I wanted to ask Denise Andison - the founder, owner and chief operating officer of Wealth by Design - how her chief executive could sell so many bad investments and make such bogus claims about being "financially free" with no apparent repercussions until he was outed by The Vancouver Sun, but she never returned any of my calls.

Wealth by Design is now promoting another questionable investment offering. It's a Victoria-based company called One World Polymers Corp., which purportedly purchases and ships waste plastic to recycling plants in other countries.

Or at least that's the plan. It's not clear that One World is actually in business. The company was only incorporated in March, which suggests it is still in the development stage. I repeatedly requested a copy of the company's offering memorandum, which would presumably tell the tale, but neither Wealth by Design nor One World responded to my queries.

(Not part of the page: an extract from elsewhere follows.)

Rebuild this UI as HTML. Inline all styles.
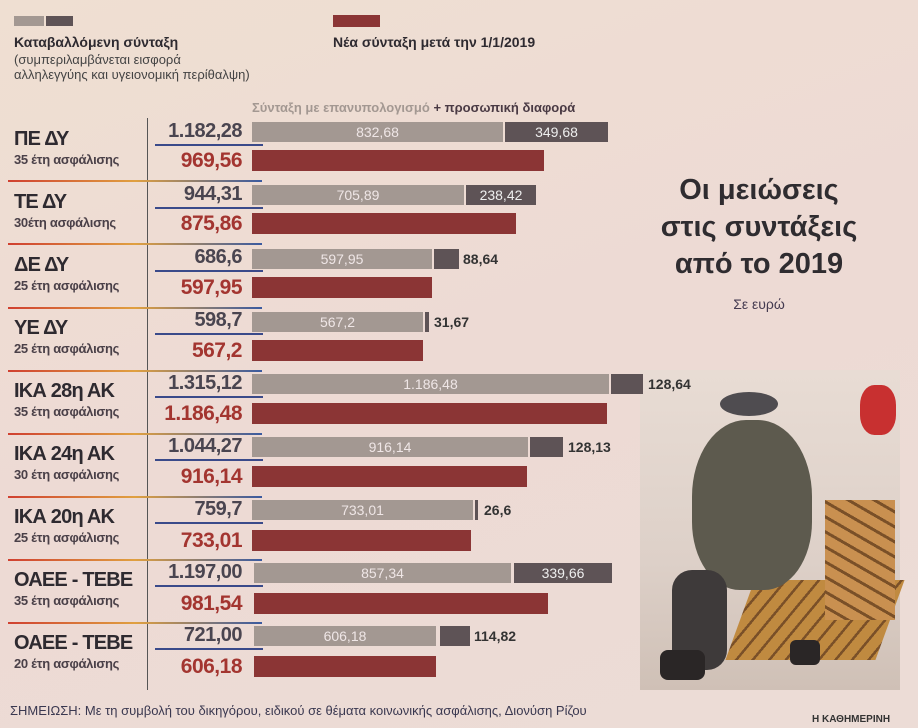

I am not surprised that neither firm responded. They are not operating at arm's-length. Andison, who runs Wealth by Design, also serves as chief operating officer of One World. Gary Lahnsteiner, who works as a "wealth coach" at Wealth by Design, also serves as chief marketing officer of One World. The two companies also share the same office in Victoria. They are also jointly promoting the investment. In March, they held a dog-and-pony show for about 100 prospective investors at the Grande Pacific Hotel in Victoria. Another investor meeting was held at the Victoria office on April 30.